8) You shouldn't need 8 freakin reasons to do your dishes, if you don't do them, you are kind of nasty. 

If I happen to find a big pile of someone else's dishes, I will usually just do them. 

If a few days later I happen find another pile, I will do them again.... 

By the third or fourth pile within a short amount of time I start to get angry. 

It is not difficult to do dishes, it's a rather simple chore, especially if you have a dishwasher.  If you have time to make scrambled eggs every morning you should have time to rinse out the pan and throw it in the dishwasher. 

If you are one of the dirty dish collection contributors please stop pretending that you are:

A) letting them "soak" for three days 
B) Saving all seven of those cups for later
C) Conserving water 
D) Conserving dish-soap
E) Saving them so you have something to do later. 

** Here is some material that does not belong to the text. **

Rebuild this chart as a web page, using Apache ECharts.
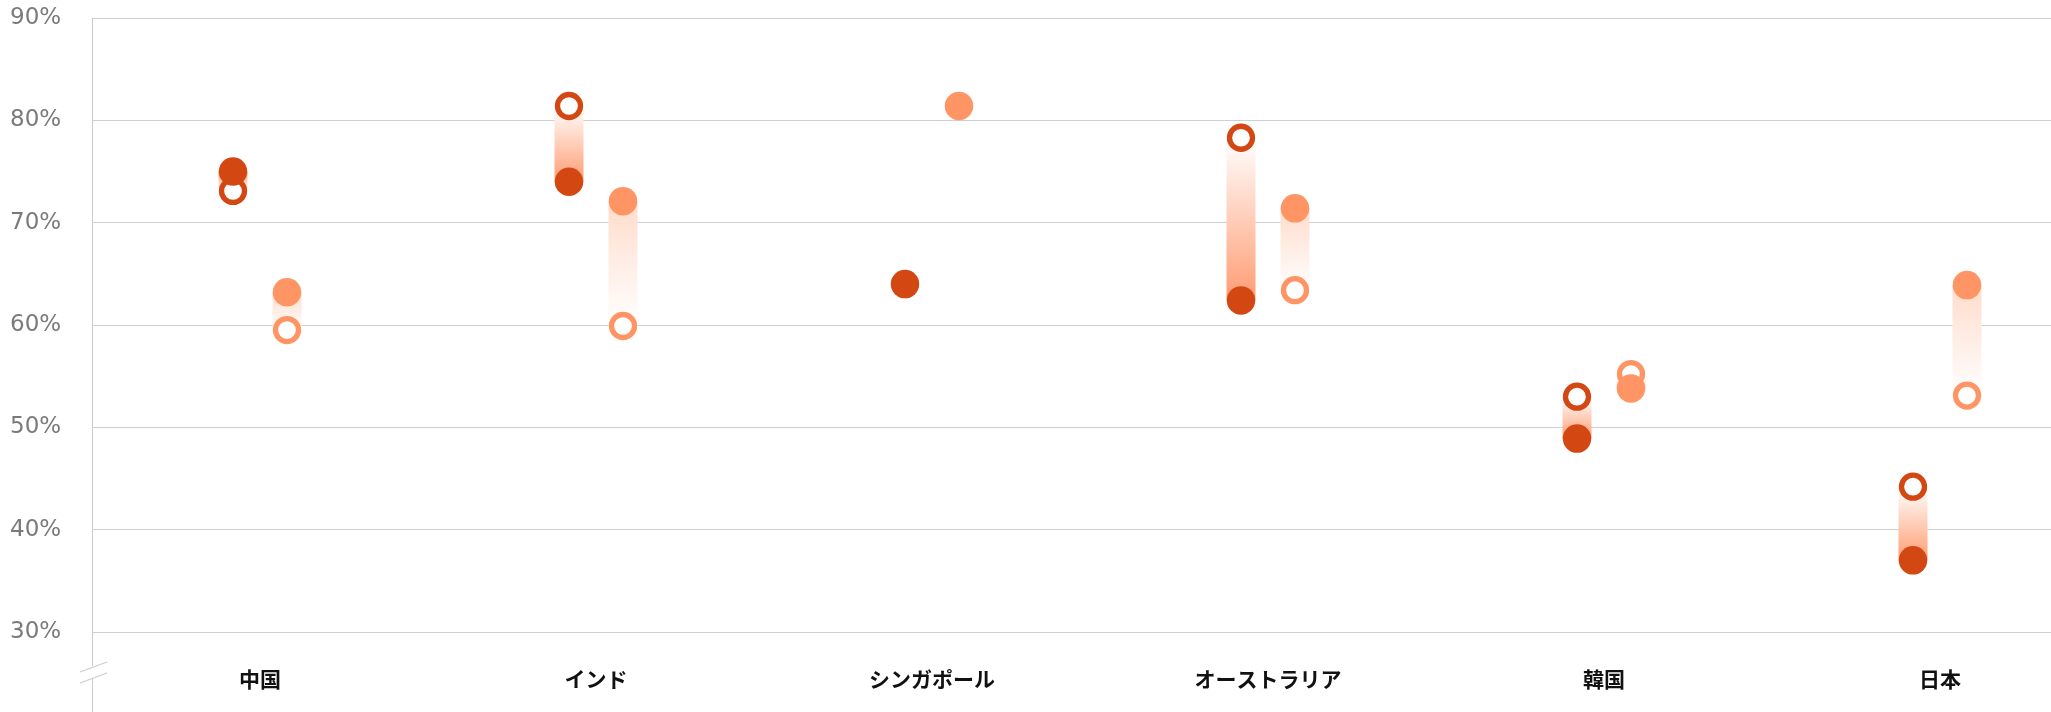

Just do your dang dishes. 

There is almost always at least one culprit per roommate infested dwelling who refuses to learn the dishwashing art. Since I've moved five times in the last three years and had five separate sets of roommates, i've come up with an enforcement program for the non-dish-doers. 

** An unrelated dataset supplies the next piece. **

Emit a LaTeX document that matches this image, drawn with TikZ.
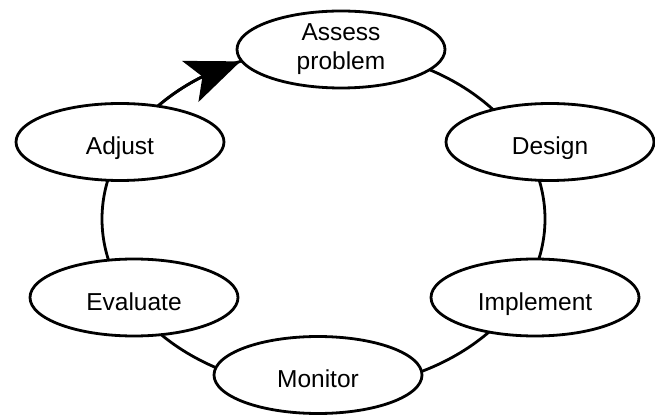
\documentclass[tikz,border=0pt]{standalone}
\usepackage{fontspec}
\setmainfont{Liberation Sans}
\usetikzlibrary{shapes.geometric,arrows.meta,bending,backgrounds,calc}
\begin{document}
\begin{tikzpicture}[x=1pt,y=1pt,
  stage/.style={ellipse, draw=black, line width=2.8pt, fill=white,
    minimum width=208pt, minimum height=77pt, inner sep=0pt,
    font=\fontsize{24.5}{29}\selectfont, text=black},
  oneline/.style={text height=25.4pt, text depth=0pt},
  ring/.style={draw=black, line width=2.8pt}]
\useasboundingbox (0,0) rectangle (655,415);

% the six stages of the cycle
\node[stage, align=center] (assess) at (341,365.5) {Assess\\problem};
\node[stage, oneline] (design)    at (550,273)   {Design};
\node[stage, oneline] (implement) at (535,117.5) {Implement};
\node[stage, oneline] (monitor)   at (318,40)    {Monitor};
\node[stage, oneline] (evaluate)  at (134,117.5) {Evaluate};
\node[stage, oneline] (adjust)    at (120,273)   {Adjust};

% the ring joining them, with the arrow back into the first stage
\coordinate (ringc) at (323.5,196);
\coordinate (arrowtail) at ($(ringc)+(140:221.5 and 170)$);
\begin{scope}[on background layer]
  \draw[ring] (ringc) ellipse [x radius=221.5, y radius=170];
  \draw[ring, -{Stealth[length=54pt, width=44pt, inset=13pt, flex]}]
    (arrowtail) arc[start angle=140, end angle=112, x radius=221.5, y radius=170];
\end{scope}
\end{tikzpicture}
\end{document}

To encourage dish-doing, drop subtle hints about the state of the sink in overly-loud conversations. Make sure you're close enough that they can hear you. 

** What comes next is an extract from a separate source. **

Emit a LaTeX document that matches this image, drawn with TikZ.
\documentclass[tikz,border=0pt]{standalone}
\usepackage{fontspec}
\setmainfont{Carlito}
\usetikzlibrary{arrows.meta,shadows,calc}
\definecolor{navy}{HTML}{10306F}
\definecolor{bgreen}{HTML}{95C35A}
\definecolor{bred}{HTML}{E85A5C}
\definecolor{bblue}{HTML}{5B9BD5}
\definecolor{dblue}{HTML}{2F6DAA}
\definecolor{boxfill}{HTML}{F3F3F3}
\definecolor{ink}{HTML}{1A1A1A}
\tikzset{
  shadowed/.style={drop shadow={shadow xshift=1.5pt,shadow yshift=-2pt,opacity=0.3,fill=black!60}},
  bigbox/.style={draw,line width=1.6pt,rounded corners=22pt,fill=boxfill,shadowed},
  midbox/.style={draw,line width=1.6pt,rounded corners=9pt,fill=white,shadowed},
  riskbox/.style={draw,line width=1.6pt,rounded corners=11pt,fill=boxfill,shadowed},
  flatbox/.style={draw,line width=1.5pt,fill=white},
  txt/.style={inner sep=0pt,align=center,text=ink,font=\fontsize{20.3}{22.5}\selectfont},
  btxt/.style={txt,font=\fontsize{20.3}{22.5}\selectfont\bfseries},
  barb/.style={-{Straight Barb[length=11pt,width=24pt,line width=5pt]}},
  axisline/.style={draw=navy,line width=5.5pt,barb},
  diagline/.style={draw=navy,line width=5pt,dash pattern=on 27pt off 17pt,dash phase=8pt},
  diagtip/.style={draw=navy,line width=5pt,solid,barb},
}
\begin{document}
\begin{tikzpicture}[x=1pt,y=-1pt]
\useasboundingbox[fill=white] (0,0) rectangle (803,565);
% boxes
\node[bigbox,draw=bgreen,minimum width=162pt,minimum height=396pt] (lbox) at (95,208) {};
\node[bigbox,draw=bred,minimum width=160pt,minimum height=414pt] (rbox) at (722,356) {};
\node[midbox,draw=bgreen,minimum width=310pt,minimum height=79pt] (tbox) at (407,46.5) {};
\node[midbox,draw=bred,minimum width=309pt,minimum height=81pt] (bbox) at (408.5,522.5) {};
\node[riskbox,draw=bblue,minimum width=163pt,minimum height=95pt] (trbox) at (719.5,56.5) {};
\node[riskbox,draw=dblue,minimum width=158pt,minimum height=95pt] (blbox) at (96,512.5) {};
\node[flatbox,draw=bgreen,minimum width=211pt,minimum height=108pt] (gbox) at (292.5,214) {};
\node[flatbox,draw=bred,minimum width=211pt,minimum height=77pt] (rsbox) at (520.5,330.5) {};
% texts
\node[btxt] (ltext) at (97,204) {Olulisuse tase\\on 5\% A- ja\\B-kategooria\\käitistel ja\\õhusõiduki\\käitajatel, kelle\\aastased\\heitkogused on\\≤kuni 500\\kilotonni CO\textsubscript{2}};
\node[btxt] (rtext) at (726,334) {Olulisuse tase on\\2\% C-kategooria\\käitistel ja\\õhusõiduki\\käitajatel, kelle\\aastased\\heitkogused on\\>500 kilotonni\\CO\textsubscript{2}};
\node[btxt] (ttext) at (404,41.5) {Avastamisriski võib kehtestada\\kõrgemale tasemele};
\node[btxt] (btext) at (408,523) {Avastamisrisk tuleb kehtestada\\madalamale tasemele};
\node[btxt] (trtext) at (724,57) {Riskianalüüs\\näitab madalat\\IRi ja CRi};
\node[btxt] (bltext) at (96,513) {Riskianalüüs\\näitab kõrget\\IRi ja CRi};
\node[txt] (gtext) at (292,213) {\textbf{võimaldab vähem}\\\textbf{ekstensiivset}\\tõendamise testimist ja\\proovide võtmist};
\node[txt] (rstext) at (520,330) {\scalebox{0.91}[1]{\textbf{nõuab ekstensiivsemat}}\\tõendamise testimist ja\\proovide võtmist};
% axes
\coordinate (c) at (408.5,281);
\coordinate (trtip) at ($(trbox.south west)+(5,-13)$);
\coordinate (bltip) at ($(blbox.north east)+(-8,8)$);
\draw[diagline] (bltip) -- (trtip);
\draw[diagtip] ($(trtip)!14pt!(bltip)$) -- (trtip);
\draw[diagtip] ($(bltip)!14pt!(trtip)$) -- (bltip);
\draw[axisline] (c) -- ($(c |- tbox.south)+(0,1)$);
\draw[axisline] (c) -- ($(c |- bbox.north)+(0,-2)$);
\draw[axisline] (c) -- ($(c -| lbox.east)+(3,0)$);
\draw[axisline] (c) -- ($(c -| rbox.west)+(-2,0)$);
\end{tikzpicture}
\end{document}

If they haven't gotten the hint after measure numero uno, I leave a nice note. I make sure to include lots of smileys and x's and o's so everyone stays happy. 

Within a day of writing this sweet note the dishes are almost always done, Mission accomplished.  

Wrong. A dish leaver will continue to leave dishes until you break them of the habit. Subsequent notes are always warranted. The second should still be nice, maybe try an appeal to humor. 
If he/she still hasn't found the dishwasher after the second nice note is left, harsher measures are called for. I then break out the blunt note. There are not smilies or graphics in this note, but I make sure to at least add thanks or something to the bottom to avoid a roommate blowout.  


This almost always works. 

ALMOST always. 

If after the mean note I still end up loading the dishwasher with other people's dishes, I have to resort to an all out dish strike. This is not an easy feat for me. I think about the undone dishes all day long. 

At the end of one particular dish strike I had a mental breakdown. 
Alison had left her vegan pancake party dishes in the sink for a full 2 weeks, despite my progression of notes. They were horrid looking and smelling when she made them since they lacked eggs, milk, and anything else normal humans recognize as food, but after two weeks they were beyond rank. 

It was time for drastic measures. I readied the fifth note. 

And placed it with her smelly, syrup soaked dishes... 
.... on her unmade hemp-sheets. 

Oh, and since we, the dish police of 465 North, owned all of the dishes in use, we took the liberty of removing them from the kitchen. 
We relocated every pot, pan, plate and utensil to our rooms in the basement and held them hostage until the rest of the house solemnly swore to do their dishes. 

We got our own mean note back from Alison but from then on she did her dishes
.... and we took to drawing faces on all of the meat we kept in the fridge. 
... She moved out shortly thereafter... 

Moral of the story: Don't be a gross-o. Do your dishes or someone might accidentally get stale syrup and vegan pancakes on your bed.